DATA SEGMENT
________________________
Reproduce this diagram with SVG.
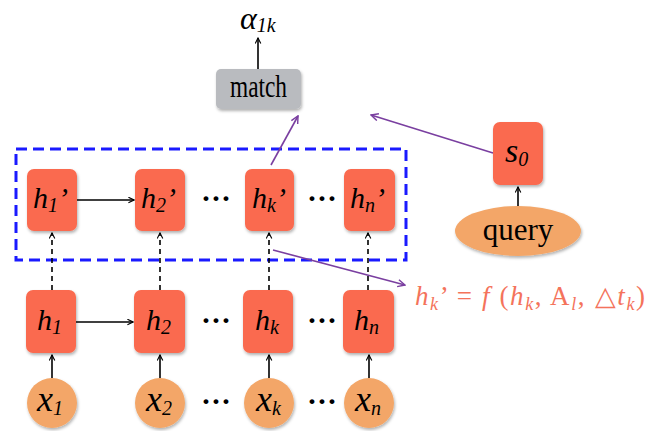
<svg xmlns="http://www.w3.org/2000/svg" width="668" height="431" viewBox="0 0 668 431">
<style>
.box{fill:#fa6a4f}
.circ{fill:#f3a667}
.gray{fill:#b9bbbf}
.v{font-family:"Liberation Serif",serif;font-style:italic;font-size:30px;fill:#000}
.xv{font-size:36px}
.sub{font-size:20px}
.t{font-family:"Liberation Serif",serif;font-size:26px;fill:#000}
.dots{font-family:"Liberation Serif",serif;font-size:30px;font-weight:bold;fill:#000}
.solid{stroke:#000;stroke-width:1.6;fill:none;marker-end:url(#ab)}
.dash{stroke:#000;stroke-width:1.6;fill:none;stroke-dasharray:5,4;marker-end:url(#ab)}
.pur{stroke:#7a3fa0;stroke-width:1.6;fill:none;marker-end:url(#ap)}
.f{font-family:"Liberation Serif",serif;font-size:27px;fill:#f4735b}
</style>
<defs>
<marker id="ab" viewBox="0 0 10 10" refX="9" refY="5" markerWidth="7" markerHeight="7" orient="auto" markerUnits="userSpaceOnUse"><path d="M1,1 L9,5 L1,9" fill="none" stroke="#000" stroke-width="1.6"/></marker>
<marker id="ap" viewBox="0 0 10 10" refX="9" refY="5" markerWidth="9" markerHeight="9" orient="auto" markerUnits="userSpaceOnUse"><path d="M1,1 L9,5 L1,9" fill="none" stroke="#7a3fa0" stroke-width="1.6"/></marker>
<filter id="sh" x="-20%" y="-20%" width="140%" height="140%"><feDropShadow dx="1" dy="2" stdDeviation="1.5" flood-color="#000" flood-opacity="0.3"/></filter>
</defs>
<rect x="16" y="149" width="390" height="111" fill="none" stroke="#1a1aff" stroke-width="3" stroke-dasharray="11,6"/>
<g id="connectors">
<line class="solid" x1="258" y1="69" x2="258" y2="38"/>
<line class="solid" x1="77" y1="200" x2="134" y2="200"/>
<line class="solid" x1="76" y1="322" x2="133" y2="322"/>
<line class="dash" x1="52" y1="290" x2="52" y2="233"/>
<line class="dash" x1="160" y1="290" x2="160" y2="233"/>
<line class="dash" x1="269" y1="290" x2="269" y2="233"/>
<line class="dash" x1="368" y1="290" x2="368" y2="233"/>
<line class="solid" x1="52" y1="378" x2="52" y2="355"/>
<line class="solid" x1="160" y1="378" x2="160" y2="355"/>
<line class="solid" x1="269" y1="378" x2="269" y2="355"/>
<line class="solid" x1="369" y1="378" x2="369" y2="355"/>
<line class="solid" x1="518" y1="206" x2="518" y2="187"/>
<line class="pur" x1="271" y1="165" x2="298" y2="116"/>
<line class="pur" x1="493" y1="153" x2="371" y2="115"/>
<line class="pur" x1="273" y1="250" x2="405" y2="285"/>
</g>
<g id="alpha"><text x="240" y="29" class="v" style="font-size:32px">α<tspan style="font-size:20px" dy="3">1k</tspan></text></g>
<g id="match"><rect class="gray" x="216" y="69" width="85" height="40" rx="5" filter="url(#sh)"/><text x="230" y="97" class="t" style="font-size:31px" textLength="57" lengthAdjust="spacingAndGlyphs">match</text></g>
<g id="s0"><rect class="box" x="493" y="122" width="50" height="63" rx="7" filter="url(#sh)"/><text x="505" y="162" class="v" style="font-size:34px">s<tspan class="sub" dy="4">0</tspan></text></g>
<g id="query"><ellipse class="circ" cx="518" cy="231" rx="63" ry="25" filter="url(#sh)"/><text x="518" y="240" class="t" text-anchor="middle" style="font-size:31px">query</text></g>
<g id="h1p"><rect class="box" x="27" y="169" width="50" height="62" rx="7" filter="url(#sh)"/><text x="33" y="208" class="v">h<tspan class="sub" dy="4">1</tspan><tspan dy="-4">’</tspan></text></g>
<g id="h2p"><rect class="box" x="135" y="169" width="50" height="62" rx="7" filter="url(#sh)"/><text x="141" y="208" class="v">h<tspan class="sub" dy="4">2</tspan><tspan dy="-4">’</tspan></text></g>
<g id="hkp"><rect class="box" x="245" y="169" width="49" height="62" rx="7" filter="url(#sh)"/><text x="252" y="208" class="v">h<tspan class="sub" dy="4">k</tspan><tspan dy="-4">’</tspan></text></g>
<g id="hnp"><rect class="box" x="344" y="169" width="51" height="62" rx="7" filter="url(#sh)"/><text x="350" y="208" class="v">h<tspan class="sub" dy="4">n</tspan><tspan dy="-4">’</tspan></text></g>
<g id="h1"><rect class="box" x="26" y="290" width="50" height="63" rx="7" filter="url(#sh)"/><text x="37" y="330" class="v">h<tspan class="sub" dy="4">1</tspan></text></g>
<g id="h2"><rect class="box" x="134" y="290" width="51" height="63" rx="7" filter="url(#sh)"/><text x="146" y="330" class="v">h<tspan class="sub" dy="4">2</tspan></text></g>
<g id="hk"><rect class="box" x="243" y="290" width="50" height="63" rx="7" filter="url(#sh)"/><text x="255" y="330" class="v">h<tspan class="sub" dy="4">k</tspan></text></g>
<g id="hn"><rect class="box" x="343" y="290" width="51" height="63" rx="7" filter="url(#sh)"/><text x="354" y="330" class="v">h<tspan class="sub" dy="4">n</tspan></text></g>
<g id="x1"><circle class="circ" cx="52" cy="403" r="25" filter="url(#sh)"/><text x="37" y="411" class="v xv">x<tspan class="sub" dy="4">1</tspan></text></g>
<g id="x2"><circle class="circ" cx="160" cy="403" r="25" filter="url(#sh)"/><text x="146" y="411" class="v xv">x<tspan class="sub" dy="4">2</tspan></text></g>
<g id="xk"><circle class="circ" cx="269" cy="403" r="25" filter="url(#sh)"/><text x="256" y="411" class="v xv">x<tspan class="sub" dy="4">k</tspan></text></g>
<g id="xn"><circle class="circ" cx="369" cy="403" r="25" filter="url(#sh)"/><text x="355" y="411" class="v xv">x<tspan class="sub" dy="4">n</tspan></text></g>
<text class="dots" x="216" y="208" text-anchor="middle">···</text>
<text class="dots" x="322" y="208" text-anchor="middle">···</text>
<text class="dots" x="216" y="330" text-anchor="middle">···</text>
<text class="dots" x="322" y="330" text-anchor="middle">···</text>
<text class="dots" x="216" y="411" text-anchor="middle">···</text>
<text class="dots" x="322" y="411" text-anchor="middle">···</text>
<g id="formula"><text class="f" x="415" y="305" textLength="230" lengthAdjust="spacing"><tspan font-style="italic">h</tspan><tspan font-style="italic" font-size="18" dy="5">k</tspan><tspan dy="-5">’ =</tspan><tspan font-style="italic"> f </tspan>(<tspan font-style="italic">h</tspan><tspan font-style="italic" font-size="18" dy="5">k</tspan><tspan dy="-5">, A</tspan><tspan font-style="italic" font-size="18" dy="5">l</tspan><tspan dy="-5">, △</tspan><tspan font-style="italic">t</tspan><tspan font-style="italic" font-size="18" dy="5">k</tspan><tspan dy="-5">)</tspan></text></g>
</svg>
________________________
Ignore the images and quote every line of the listing exactly.

EXERCISE RESPONSE
Reproduce this diagram with SVG.
<svg xmlns="http://www.w3.org/2000/svg" width="668" height="431" viewBox="0 0 668 431">
<style>
.box{fill:#fa6a4f}
.circ{fill:#f3a667}
.gray{fill:#b9bbbf}
.v{font-family:"Liberation Serif",serif;font-style:italic;font-size:30px;fill:#000}
.xv{font-size:36px}
.sub{font-size:20px}
.t{font-family:"Liberation Serif",serif;font-size:26px;fill:#000}
.dots{font-family:"Liberation Serif",serif;font-size:30px;font-weight:bold;fill:#000}
.solid{stroke:#000;stroke-width:1.6;fill:none;marker-end:url(#ab)}
.dash{stroke:#000;stroke-width:1.6;fill:none;stroke-dasharray:5,4;marker-end:url(#ab)}
.pur{stroke:#7a3fa0;stroke-width:1.6;fill:none;marker-end:url(#ap)}
.f{font-family:"Liberation Serif",serif;font-size:27px;fill:#f4735b}
</style>
<defs>
<marker id="ab" viewBox="0 0 10 10" refX="9" refY="5" markerWidth="7" markerHeight="7" orient="auto" markerUnits="userSpaceOnUse"><path d="M1,1 L9,5 L1,9" fill="none" stroke="#000" stroke-width="1.6"/></marker>
<marker id="ap" viewBox="0 0 10 10" refX="9" refY="5" markerWidth="9" markerHeight="9" orient="auto" markerUnits="userSpaceOnUse"><path d="M1,1 L9,5 L1,9" fill="none" stroke="#7a3fa0" stroke-width="1.6"/></marker>
<filter id="sh" x="-20%" y="-20%" width="140%" height="140%"><feDropShadow dx="1" dy="2" stdDeviation="1.5" flood-color="#000" flood-opacity="0.3"/></filter>
</defs>
<rect x="16" y="149" width="390" height="111" fill="none" stroke="#1a1aff" stroke-width="3" stroke-dasharray="11,6"/>
<g id="connectors">
<line class="solid" x1="258" y1="69" x2="258" y2="38"/>
<line class="solid" x1="77" y1="200" x2="134" y2="200"/>
<line class="solid" x1="76" y1="322" x2="133" y2="322"/>
<line class="dash" x1="52" y1="290" x2="52" y2="233"/>
<line class="dash" x1="160" y1="290" x2="160" y2="233"/>
<line class="dash" x1="269" y1="290" x2="269" y2="233"/>
<line class="dash" x1="368" y1="290" x2="368" y2="233"/>
<line class="solid" x1="52" y1="378" x2="52" y2="355"/>
<line class="solid" x1="160" y1="378" x2="160" y2="355"/>
<line class="solid" x1="269" y1="378" x2="269" y2="355"/>
<line class="solid" x1="369" y1="378" x2="369" y2="355"/>
<line class="solid" x1="518" y1="206" x2="518" y2="187"/>
<line class="pur" x1="271" y1="165" x2="298" y2="116"/>
<line class="pur" x1="493" y1="153" x2="371" y2="115"/>
<line class="pur" x1="273" y1="250" x2="405" y2="285"/>
</g>
<g id="alpha"><text x="240" y="29" class="v" style="font-size:32px">α<tspan style="font-size:20px" dy="3">1k</tspan></text></g>
<g id="match"><rect class="gray" x="216" y="69" width="85" height="40" rx="5" filter="url(#sh)"/><text x="230" y="97" class="t" style="font-size:31px" textLength="57" lengthAdjust="spacingAndGlyphs">match</text></g>
<g id="s0"><rect class="box" x="493" y="122" width="50" height="63" rx="7" filter="url(#sh)"/><text x="505" y="162" class="v" style="font-size:34px">s<tspan class="sub" dy="4">0</tspan></text></g>
<g id="query"><ellipse class="circ" cx="518" cy="231" rx="63" ry="25" filter="url(#sh)"/><text x="518" y="240" class="t" text-anchor="middle" style="font-size:31px">query</text></g>
<g id="h1p"><rect class="box" x="27" y="169" width="50" height="62" rx="7" filter="url(#sh)"/><text x="33" y="208" class="v">h<tspan class="sub" dy="4">1</tspan><tspan dy="-4">’</tspan></text></g>
<g id="h2p"><rect class="box" x="135" y="169" width="50" height="62" rx="7" filter="url(#sh)"/><text x="141" y="208" class="v">h<tspan class="sub" dy="4">2</tspan><tspan dy="-4">’</tspan></text></g>
<g id="hkp"><rect class="box" x="245" y="169" width="49" height="62" rx="7" filter="url(#sh)"/><text x="252" y="208" class="v">h<tspan class="sub" dy="4">k</tspan><tspan dy="-4">’</tspan></text></g>
<g id="hnp"><rect class="box" x="344" y="169" width="51" height="62" rx="7" filter="url(#sh)"/><text x="350" y="208" class="v">h<tspan class="sub" dy="4">n</tspan><tspan dy="-4">’</tspan></text></g>
<g id="h1"><rect class="box" x="26" y="290" width="50" height="63" rx="7" filter="url(#sh)"/><text x="37" y="330" class="v">h<tspan class="sub" dy="4">1</tspan></text></g>
<g id="h2"><rect class="box" x="134" y="290" width="51" height="63" rx="7" filter="url(#sh)"/><text x="146" y="330" class="v">h<tspan class="sub" dy="4">2</tspan></text></g>
<g id="hk"><rect class="box" x="243" y="290" width="50" height="63" rx="7" filter="url(#sh)"/><text x="255" y="330" class="v">h<tspan class="sub" dy="4">k</tspan></text></g>
<g id="hn"><rect class="box" x="343" y="290" width="51" height="63" rx="7" filter="url(#sh)"/><text x="354" y="330" class="v">h<tspan class="sub" dy="4">n</tspan></text></g>
<g id="x1"><circle class="circ" cx="52" cy="403" r="25" filter="url(#sh)"/><text x="37" y="411" class="v xv">x<tspan class="sub" dy="4">1</tspan></text></g>
<g id="x2"><circle class="circ" cx="160" cy="403" r="25" filter="url(#sh)"/><text x="146" y="411" class="v xv">x<tspan class="sub" dy="4">2</tspan></text></g>
<g id="xk"><circle class="circ" cx="269" cy="403" r="25" filter="url(#sh)"/><text x="256" y="411" class="v xv">x<tspan class="sub" dy="4">k</tspan></text></g>
<g id="xn"><circle class="circ" cx="369" cy="403" r="25" filter="url(#sh)"/><text x="355" y="411" class="v xv">x<tspan class="sub" dy="4">n</tspan></text></g>
<text class="dots" x="216" y="208" text-anchor="middle">···</text>
<text class="dots" x="322" y="208" text-anchor="middle">···</text>
<text class="dots" x="216" y="330" text-anchor="middle">···</text>
<text class="dots" x="322" y="330" text-anchor="middle">···</text>
<text class="dots" x="216" y="411" text-anchor="middle">···</text>
<text class="dots" x="322" y="411" text-anchor="middle">···</text>
<g id="formula"><text class="f" x="415" y="305" textLength="230" lengthAdjust="spacing"><tspan font-style="italic">h</tspan><tspan font-style="italic" font-size="18" dy="5">k</tspan><tspan dy="-5">’ =</tspan><tspan font-style="italic"> f </tspan>(<tspan font-style="italic">h</tspan><tspan font-style="italic" font-size="18" dy="5">k</tspan><tspan dy="-5">, A</tspan><tspan font-style="italic" font-size="18" dy="5">l</tspan><tspan dy="-5">, △</tspan><tspan font-style="italic">t</tspan><tspan font-style="italic" font-size="18" dy="5">k</tspan><tspan dy="-5">)</tspan></text></g>
</svg>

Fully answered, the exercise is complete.